A la fin les trois narrateurs retournent dans leurs tableaux respectifs. Mais l’antiquaire, devenu fou, doit être emmené à l’asile d’aliénés.
- Conrad Veidt dans Unheimliche Geschichten (1919)
Notre avis : Cet ancêtre du film à sketchs fantastique à la Dead of night - Au coeur de la nuit (1945) ou I tre volti della paura - les trois visages de la peur (Mario Bava, 1963), réunit, en 1919, une équipe qui a déjà fait ses preuves. En effet le cinéaste et producteur allemand Richard Oswald, connu pour son goût des thèmes sulfureux et des succès de scandale, y faisait appel à trois acteurs à forte personnalité qu’il avait révélés au cinéma dans ses films précédents : Conrad Veidt, génial cabotin au visage anguleux bientôt promis à une carrière internationale (L’homme qui rit de Paul Leni, 1927 ; Le voleur de Bagdad, version de 1940 ; Casablanca) ; Reinhold Schünzel, acteur chez Lubitsch (Madame Dubarry, 1919), Lang (Hangmen also die) ou Hitchcock (Notorious), mais aussi cinéaste (Viktor und Viktoria, 1933) ; et la danseuse Anita Berber (1899 - 1928), figure légendaire de la vie nocturne berlinoise de ces folles années, à qui Rosa von Praunheim rendra hommage en 1987 dans son film Anita, Tänze des Lasters.

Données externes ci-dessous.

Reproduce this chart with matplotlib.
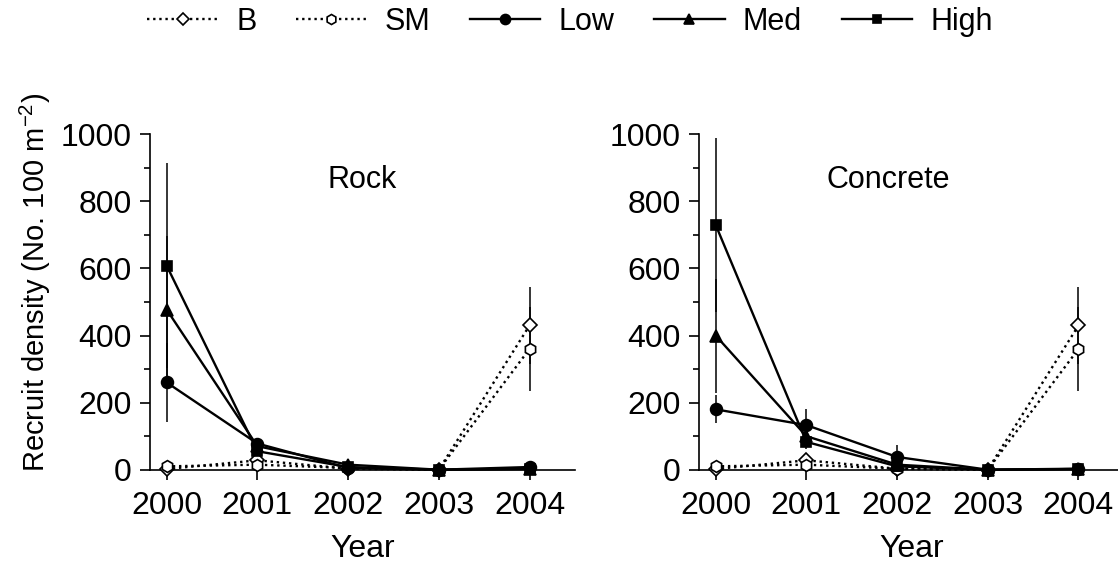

Le cinéaste et ses deux vedettes masculines, affichant lorsqu’ils posent à l’ouverture du film une complicité enjouée, semblent appeler le spectateur à ne pas prendre trop aux sérieux ce qui va suivre. Il est vrai que la parodie, l’humour noir et le grotesque ne seront pas en reste dans les histoires inquiétantes (Unheimliche Geschichten) que se lisent la Mort, le Diable et une prostituée sortis du cadre de vieux tableaux entreposés dans une boutique d’antiquaire venue tout droit d’un conte d’ E.T.A. Hoffmann : cinq sketchs plus ou moins horrifiques (le titre alternatif est Grausige Nächte - Nuits d’effroi), adaptés (sauf le dernier imaginé par Oswald lui-même) de récits signés Anselma Heine (1855-1930), Robert Liebmann, Edgar Allan Poe et Robert Louis Stevenson.
- Reinhold Schünzel et Conrad Veidt dans Unheimliche Geschichten (1919)
Brillante démonstration d’un métier consommé, tant au niveau de la mise en scène que des décors, de l’éclairage et du jeu des acteurs, cette suite d’exercices de style parvient pourtant par moments à tenir les promesses de son titre et à être réellement unheimlich, c’est à dire à susciter l’inquiétude en révélant l’étrangeté d’un univers qui cesse soudain d’être familier.
Le premier épisode est, de ce point de vue, le plus réussi parce que le plus réaliste. Le malaise, présent dès la première scène (une rencontre dans un parc), y nait d’un sentiment de décalage tenant à presque rien (un détail du décor, le jeu comme halluciné des acteurs).
Mais les autres épisodes, plus ouvertement parodiques, témoignent eux aussi d’un véritable sens de la composition visuelle et sont également fort prenants. Seul le dernier, à l’ambiance rococo et aux laborieux intertitres versifiés, dépare un peu l’ensemble. Mais Richard Oswald, qui signera en 1932 une nouvelle version, sonore, de son film, pourrait bien être un cinéaste à réévaluer.